Huygens-Fresnel wave-optics simulation of atmospheric optical turbulence and reflective speckle in CO2 differential absorption lidar (DIAL)

The measurement sensitivity of CO2 differential absorption lidar (DIAL) can be affected by a number of different processes. We have previously developed a Huygens-Fresnel wave optics propagation code to simulate the effects of two of these processes: effects caused by beam propagation through atmospheric optical turbulence and effects caused by reflective speckle. Atmospheric optical turbulence affects the beam distribution of energy and phase on target. These effects include beam spreading, beam wander and scintillation which can result in increased shot-to-shot signal noise. In addition, reflective speckle alone has been shown to have a major impact on the sensitivity of CO2 DIAL. However, in real DIAL systems it is a combination of these phenomena, the interaction of atmospheric optical turbulence and reflective speckle, that influences the results.
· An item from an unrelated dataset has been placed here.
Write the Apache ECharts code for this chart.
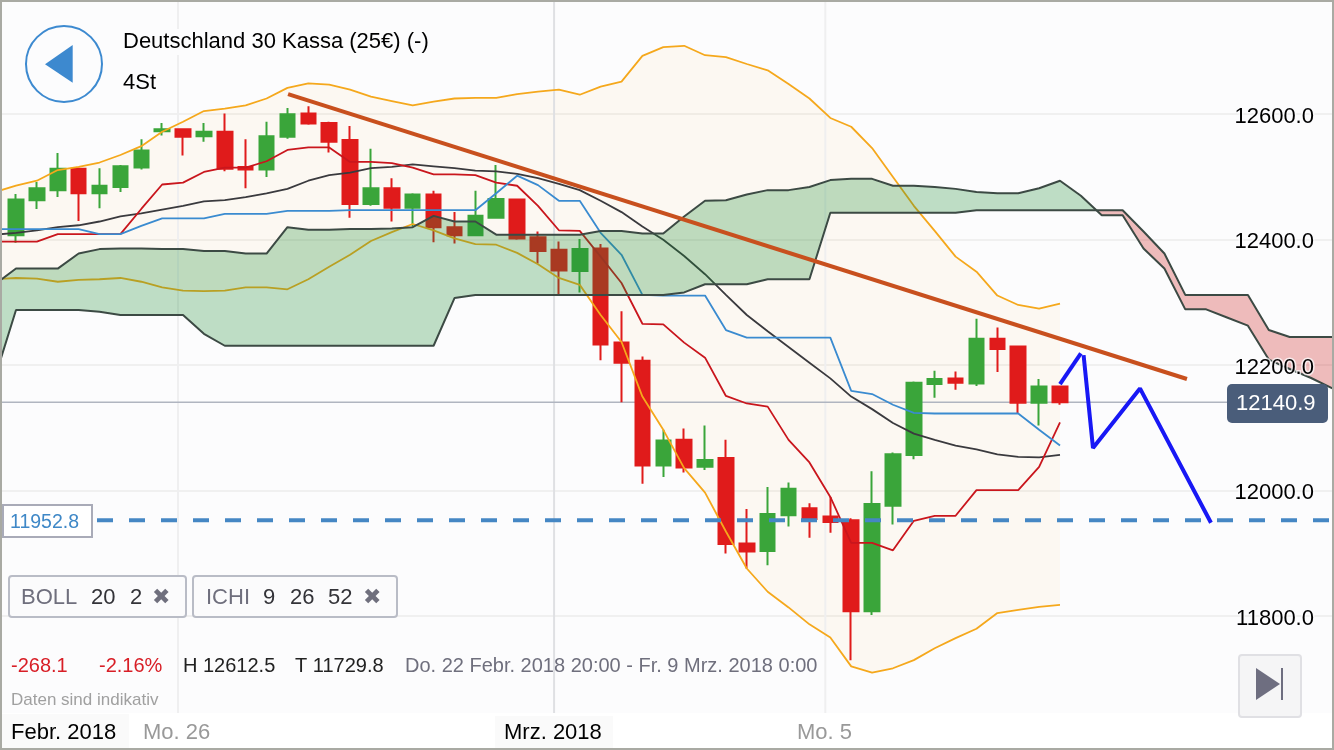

The performance of our modified code with respect to experimental measurements affected by atmospheric optical turbulence and reflective speckle is examined The results of computer simulations are directly compared with lidar measurements. The limitations of our model are also discussed. In addition, studies have been performed to determine the importance of key parameters in the simulation. The results of these studies and their impact on the overall results will be presented.